Data items:
== == ==

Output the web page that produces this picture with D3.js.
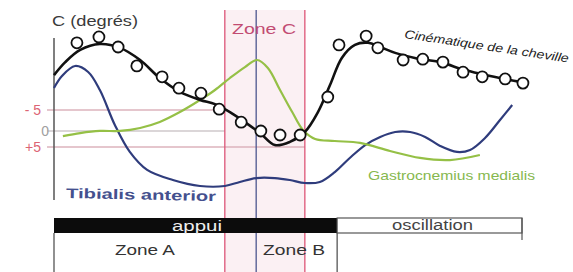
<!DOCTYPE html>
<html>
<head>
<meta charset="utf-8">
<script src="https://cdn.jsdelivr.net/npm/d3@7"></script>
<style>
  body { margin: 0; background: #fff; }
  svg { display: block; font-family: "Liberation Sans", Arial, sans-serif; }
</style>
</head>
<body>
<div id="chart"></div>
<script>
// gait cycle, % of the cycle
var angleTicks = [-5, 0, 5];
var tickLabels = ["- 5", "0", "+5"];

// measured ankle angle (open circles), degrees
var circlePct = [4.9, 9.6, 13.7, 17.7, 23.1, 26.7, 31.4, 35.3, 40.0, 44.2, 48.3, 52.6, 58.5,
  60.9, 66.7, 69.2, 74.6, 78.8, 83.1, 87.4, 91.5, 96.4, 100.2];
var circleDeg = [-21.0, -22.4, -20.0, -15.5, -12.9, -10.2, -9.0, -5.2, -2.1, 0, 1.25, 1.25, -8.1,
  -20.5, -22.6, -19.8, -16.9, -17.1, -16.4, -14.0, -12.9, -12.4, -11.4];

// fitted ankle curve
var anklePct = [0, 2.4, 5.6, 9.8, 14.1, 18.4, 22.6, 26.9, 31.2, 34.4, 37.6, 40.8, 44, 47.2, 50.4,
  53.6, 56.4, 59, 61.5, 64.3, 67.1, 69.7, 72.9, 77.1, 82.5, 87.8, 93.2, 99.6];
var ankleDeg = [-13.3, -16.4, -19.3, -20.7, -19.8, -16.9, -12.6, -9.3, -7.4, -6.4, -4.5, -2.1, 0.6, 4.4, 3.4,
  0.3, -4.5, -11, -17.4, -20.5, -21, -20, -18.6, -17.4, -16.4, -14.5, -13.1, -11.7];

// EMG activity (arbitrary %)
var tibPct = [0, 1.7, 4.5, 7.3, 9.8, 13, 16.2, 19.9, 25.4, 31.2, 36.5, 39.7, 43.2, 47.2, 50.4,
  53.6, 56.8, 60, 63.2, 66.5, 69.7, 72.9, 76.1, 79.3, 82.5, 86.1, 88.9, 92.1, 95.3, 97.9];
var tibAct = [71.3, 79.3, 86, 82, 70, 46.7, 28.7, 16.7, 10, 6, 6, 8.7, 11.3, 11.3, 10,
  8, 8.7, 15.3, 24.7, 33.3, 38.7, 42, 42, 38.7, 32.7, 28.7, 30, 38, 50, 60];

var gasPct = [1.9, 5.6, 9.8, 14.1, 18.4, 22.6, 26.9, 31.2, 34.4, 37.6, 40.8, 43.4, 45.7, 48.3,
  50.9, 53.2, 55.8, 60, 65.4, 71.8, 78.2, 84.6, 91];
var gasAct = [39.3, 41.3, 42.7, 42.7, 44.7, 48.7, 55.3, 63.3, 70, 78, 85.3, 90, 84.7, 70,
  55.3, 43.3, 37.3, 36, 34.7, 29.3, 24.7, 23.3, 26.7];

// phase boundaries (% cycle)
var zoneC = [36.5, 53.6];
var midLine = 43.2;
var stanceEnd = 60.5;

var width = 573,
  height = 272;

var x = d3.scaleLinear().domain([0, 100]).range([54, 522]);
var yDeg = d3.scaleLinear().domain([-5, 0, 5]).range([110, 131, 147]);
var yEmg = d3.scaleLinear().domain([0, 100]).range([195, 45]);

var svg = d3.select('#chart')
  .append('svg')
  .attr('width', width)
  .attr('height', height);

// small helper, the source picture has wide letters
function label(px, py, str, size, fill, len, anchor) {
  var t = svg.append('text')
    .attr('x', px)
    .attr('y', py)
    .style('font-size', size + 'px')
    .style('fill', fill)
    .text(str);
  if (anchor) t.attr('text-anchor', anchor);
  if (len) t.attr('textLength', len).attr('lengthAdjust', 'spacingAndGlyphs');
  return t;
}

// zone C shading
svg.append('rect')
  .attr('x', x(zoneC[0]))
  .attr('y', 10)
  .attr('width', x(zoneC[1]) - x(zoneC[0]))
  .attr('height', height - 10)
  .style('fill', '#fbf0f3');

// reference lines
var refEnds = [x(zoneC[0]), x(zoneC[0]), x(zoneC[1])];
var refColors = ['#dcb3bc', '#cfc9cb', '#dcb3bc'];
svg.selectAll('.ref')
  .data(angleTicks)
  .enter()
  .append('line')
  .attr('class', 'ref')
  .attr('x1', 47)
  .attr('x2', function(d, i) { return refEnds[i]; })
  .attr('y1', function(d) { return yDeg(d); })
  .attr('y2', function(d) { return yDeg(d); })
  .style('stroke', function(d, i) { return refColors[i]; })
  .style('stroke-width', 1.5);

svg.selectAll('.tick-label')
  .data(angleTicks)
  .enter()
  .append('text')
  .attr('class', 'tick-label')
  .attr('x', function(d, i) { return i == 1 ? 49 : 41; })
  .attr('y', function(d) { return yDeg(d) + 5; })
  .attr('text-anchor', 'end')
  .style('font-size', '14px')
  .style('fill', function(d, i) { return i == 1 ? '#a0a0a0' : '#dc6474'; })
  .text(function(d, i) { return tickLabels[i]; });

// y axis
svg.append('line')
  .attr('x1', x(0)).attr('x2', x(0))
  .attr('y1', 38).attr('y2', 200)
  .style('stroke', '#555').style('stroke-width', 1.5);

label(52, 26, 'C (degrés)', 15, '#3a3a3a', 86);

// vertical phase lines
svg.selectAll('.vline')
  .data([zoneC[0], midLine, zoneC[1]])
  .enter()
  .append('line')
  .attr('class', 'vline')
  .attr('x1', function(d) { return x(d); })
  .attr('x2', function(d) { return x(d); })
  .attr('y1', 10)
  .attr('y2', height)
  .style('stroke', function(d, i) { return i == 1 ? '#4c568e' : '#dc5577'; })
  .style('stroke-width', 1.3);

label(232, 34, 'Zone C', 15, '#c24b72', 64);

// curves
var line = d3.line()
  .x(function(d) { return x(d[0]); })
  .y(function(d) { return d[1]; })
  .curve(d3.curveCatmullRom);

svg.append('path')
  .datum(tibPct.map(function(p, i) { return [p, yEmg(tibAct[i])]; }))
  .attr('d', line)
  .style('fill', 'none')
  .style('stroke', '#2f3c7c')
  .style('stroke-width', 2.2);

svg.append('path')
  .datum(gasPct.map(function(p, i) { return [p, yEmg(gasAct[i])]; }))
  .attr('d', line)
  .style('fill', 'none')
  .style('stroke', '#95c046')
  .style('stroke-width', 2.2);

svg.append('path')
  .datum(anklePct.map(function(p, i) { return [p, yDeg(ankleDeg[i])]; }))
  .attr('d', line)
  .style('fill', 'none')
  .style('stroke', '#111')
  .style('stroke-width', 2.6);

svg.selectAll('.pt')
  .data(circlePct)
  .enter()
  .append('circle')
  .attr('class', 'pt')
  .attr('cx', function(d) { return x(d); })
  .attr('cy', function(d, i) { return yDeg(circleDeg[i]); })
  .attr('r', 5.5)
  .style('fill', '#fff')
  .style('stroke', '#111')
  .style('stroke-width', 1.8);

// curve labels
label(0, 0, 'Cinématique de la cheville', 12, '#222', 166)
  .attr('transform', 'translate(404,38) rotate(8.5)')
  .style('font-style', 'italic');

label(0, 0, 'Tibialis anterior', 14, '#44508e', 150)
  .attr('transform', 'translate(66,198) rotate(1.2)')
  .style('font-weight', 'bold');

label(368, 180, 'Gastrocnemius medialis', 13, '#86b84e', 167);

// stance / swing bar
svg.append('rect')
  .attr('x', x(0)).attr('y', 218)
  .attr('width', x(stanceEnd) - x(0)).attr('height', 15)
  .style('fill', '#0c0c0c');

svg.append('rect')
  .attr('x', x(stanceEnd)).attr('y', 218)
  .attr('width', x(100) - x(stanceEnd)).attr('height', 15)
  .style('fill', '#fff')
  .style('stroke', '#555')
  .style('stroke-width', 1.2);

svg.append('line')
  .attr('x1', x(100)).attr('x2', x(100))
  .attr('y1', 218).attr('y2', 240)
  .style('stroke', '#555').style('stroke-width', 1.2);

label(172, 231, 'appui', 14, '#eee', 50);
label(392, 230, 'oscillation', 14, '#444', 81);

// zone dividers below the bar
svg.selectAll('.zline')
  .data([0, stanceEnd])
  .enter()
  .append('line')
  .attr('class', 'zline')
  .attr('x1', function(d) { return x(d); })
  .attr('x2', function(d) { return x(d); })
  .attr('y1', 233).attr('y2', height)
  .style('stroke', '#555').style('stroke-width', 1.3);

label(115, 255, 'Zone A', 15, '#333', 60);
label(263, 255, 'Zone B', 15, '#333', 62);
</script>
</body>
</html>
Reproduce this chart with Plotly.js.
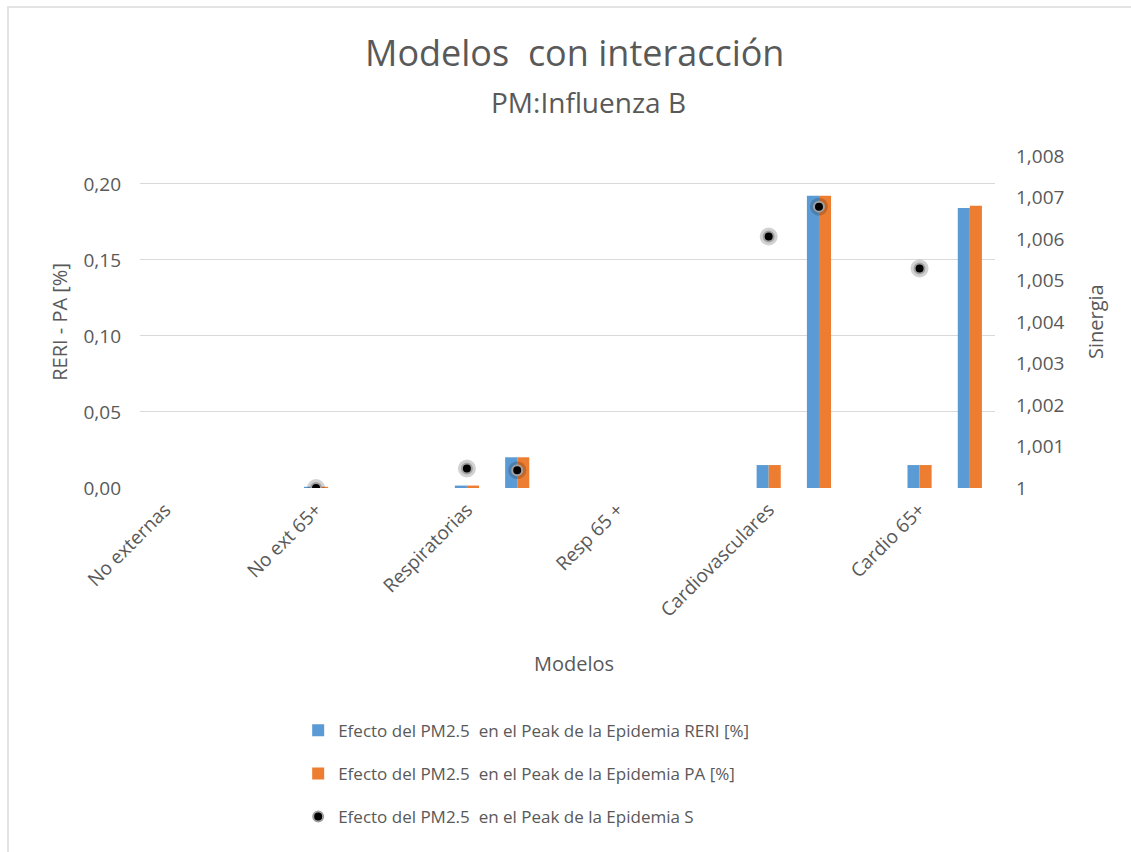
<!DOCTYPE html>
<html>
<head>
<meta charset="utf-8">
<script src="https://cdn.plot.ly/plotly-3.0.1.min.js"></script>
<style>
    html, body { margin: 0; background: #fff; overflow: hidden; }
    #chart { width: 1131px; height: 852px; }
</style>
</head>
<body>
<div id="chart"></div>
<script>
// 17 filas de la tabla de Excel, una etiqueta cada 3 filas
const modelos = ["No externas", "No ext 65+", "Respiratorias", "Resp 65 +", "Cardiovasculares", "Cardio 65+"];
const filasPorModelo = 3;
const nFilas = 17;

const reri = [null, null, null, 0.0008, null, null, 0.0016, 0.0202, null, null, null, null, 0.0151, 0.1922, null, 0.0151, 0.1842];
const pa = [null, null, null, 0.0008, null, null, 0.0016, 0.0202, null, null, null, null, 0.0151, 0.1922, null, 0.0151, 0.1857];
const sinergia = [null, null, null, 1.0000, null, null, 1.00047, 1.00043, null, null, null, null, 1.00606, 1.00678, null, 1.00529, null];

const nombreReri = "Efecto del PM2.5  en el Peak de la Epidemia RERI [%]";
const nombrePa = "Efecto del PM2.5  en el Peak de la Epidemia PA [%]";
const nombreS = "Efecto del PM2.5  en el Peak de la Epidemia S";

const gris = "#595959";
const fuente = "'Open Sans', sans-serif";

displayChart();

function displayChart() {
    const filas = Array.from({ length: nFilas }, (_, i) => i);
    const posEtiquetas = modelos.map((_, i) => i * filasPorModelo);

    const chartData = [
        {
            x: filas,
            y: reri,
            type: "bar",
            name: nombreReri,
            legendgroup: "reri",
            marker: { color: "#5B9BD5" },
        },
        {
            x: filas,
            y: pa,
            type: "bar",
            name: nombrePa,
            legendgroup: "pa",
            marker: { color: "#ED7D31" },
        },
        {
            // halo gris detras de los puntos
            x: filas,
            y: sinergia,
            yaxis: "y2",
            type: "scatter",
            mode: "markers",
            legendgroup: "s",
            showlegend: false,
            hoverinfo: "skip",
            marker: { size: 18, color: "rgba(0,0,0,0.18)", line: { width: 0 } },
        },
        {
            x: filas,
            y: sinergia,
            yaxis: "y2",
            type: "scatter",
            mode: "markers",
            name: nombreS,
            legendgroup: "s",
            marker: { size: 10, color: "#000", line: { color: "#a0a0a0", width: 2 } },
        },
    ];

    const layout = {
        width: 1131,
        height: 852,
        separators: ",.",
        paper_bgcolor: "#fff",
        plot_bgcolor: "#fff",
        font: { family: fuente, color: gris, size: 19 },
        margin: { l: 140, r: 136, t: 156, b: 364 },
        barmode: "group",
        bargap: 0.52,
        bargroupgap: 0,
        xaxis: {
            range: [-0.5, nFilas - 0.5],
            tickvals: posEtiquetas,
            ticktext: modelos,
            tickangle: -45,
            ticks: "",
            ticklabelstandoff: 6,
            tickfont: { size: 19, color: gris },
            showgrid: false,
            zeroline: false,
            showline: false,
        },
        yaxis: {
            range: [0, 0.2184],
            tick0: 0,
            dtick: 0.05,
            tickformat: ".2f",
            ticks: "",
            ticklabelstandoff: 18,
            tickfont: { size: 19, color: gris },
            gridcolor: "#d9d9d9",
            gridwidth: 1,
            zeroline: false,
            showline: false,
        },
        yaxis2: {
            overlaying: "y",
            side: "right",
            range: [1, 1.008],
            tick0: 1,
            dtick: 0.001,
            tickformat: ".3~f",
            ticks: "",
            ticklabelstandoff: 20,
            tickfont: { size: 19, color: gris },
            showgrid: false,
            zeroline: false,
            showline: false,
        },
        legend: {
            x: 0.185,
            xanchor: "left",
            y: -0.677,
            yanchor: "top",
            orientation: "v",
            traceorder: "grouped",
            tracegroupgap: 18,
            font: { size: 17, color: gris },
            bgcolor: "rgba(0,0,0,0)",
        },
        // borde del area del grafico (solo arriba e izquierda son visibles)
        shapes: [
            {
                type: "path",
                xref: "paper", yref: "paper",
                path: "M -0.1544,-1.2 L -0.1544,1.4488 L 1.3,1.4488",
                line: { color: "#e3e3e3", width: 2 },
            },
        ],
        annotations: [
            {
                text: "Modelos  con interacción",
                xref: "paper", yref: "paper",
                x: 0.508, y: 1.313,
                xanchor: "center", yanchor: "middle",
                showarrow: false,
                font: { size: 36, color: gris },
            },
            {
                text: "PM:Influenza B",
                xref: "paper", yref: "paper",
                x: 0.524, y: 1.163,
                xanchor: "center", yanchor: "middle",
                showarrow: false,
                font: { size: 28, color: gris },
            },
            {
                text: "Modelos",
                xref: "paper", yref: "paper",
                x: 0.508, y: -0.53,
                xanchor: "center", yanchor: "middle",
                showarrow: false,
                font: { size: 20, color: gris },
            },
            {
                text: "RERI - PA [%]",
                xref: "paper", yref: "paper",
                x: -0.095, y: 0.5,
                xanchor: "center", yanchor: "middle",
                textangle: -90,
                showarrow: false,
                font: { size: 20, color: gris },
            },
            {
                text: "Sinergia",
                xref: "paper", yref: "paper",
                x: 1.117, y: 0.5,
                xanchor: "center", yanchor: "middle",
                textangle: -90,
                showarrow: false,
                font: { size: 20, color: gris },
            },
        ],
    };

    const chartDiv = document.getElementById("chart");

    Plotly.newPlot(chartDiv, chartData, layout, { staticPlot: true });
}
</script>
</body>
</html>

== == ==

** INSTRUCTIONS TO FOLLOW **
In the entries above, find the line that contains "-14.5, -13.1, -11.7];", then repeat exactly every line from the first one through that line, with no pictures.

** ANSWER TO THIS EXERCISE **
Output the web page that produces this picture with D3.js.
<!DOCTYPE html>
<html>
<head>
<meta charset="utf-8">
<script src="https://cdn.jsdelivr.net/npm/d3@7"></script>
<style>
  body { margin: 0; background: #fff; }
  svg { display: block; font-family: "Liberation Sans", Arial, sans-serif; }
</style>
</head>
<body>
<div id="chart"></div>
<script>
// gait cycle, % of the cycle
var angleTicks = [-5, 0, 5];
var tickLabels = ["- 5", "0", "+5"];

// measured ankle angle (open circles), degrees
var circlePct = [4.9, 9.6, 13.7, 17.7, 23.1, 26.7, 31.4, 35.3, 40.0, 44.2, 48.3, 52.6, 58.5,
  60.9, 66.7, 69.2, 74.6, 78.8, 83.1, 87.4, 91.5, 96.4, 100.2];
var circleDeg = [-21.0, -22.4, -20.0, -15.5, -12.9, -10.2, -9.0, -5.2, -2.1, 0, 1.25, 1.25, -8.1,
  -20.5, -22.6, -19.8, -16.9, -17.1, -16.4, -14.0, -12.9, -12.4, -11.4];

// fitted ankle curve
var anklePct = [0, 2.4, 5.6, 9.8, 14.1, 18.4, 22.6, 26.9, 31.2, 34.4, 37.6, 40.8, 44, 47.2, 50.4,
  53.6, 56.4, 59, 61.5, 64.3, 67.1, 69.7, 72.9, 77.1, 82.5, 87.8, 93.2, 99.6];
var ankleDeg = [-13.3, -16.4, -19.3, -20.7, -19.8, -16.9, -12.6, -9.3, -7.4, -6.4, -4.5, -2.1, 0.6, 4.4, 3.4,
  0.3, -4.5, -11, -17.4, -20.5, -21, -20, -18.6, -17.4, -16.4, -14.5, -13.1, -11.7];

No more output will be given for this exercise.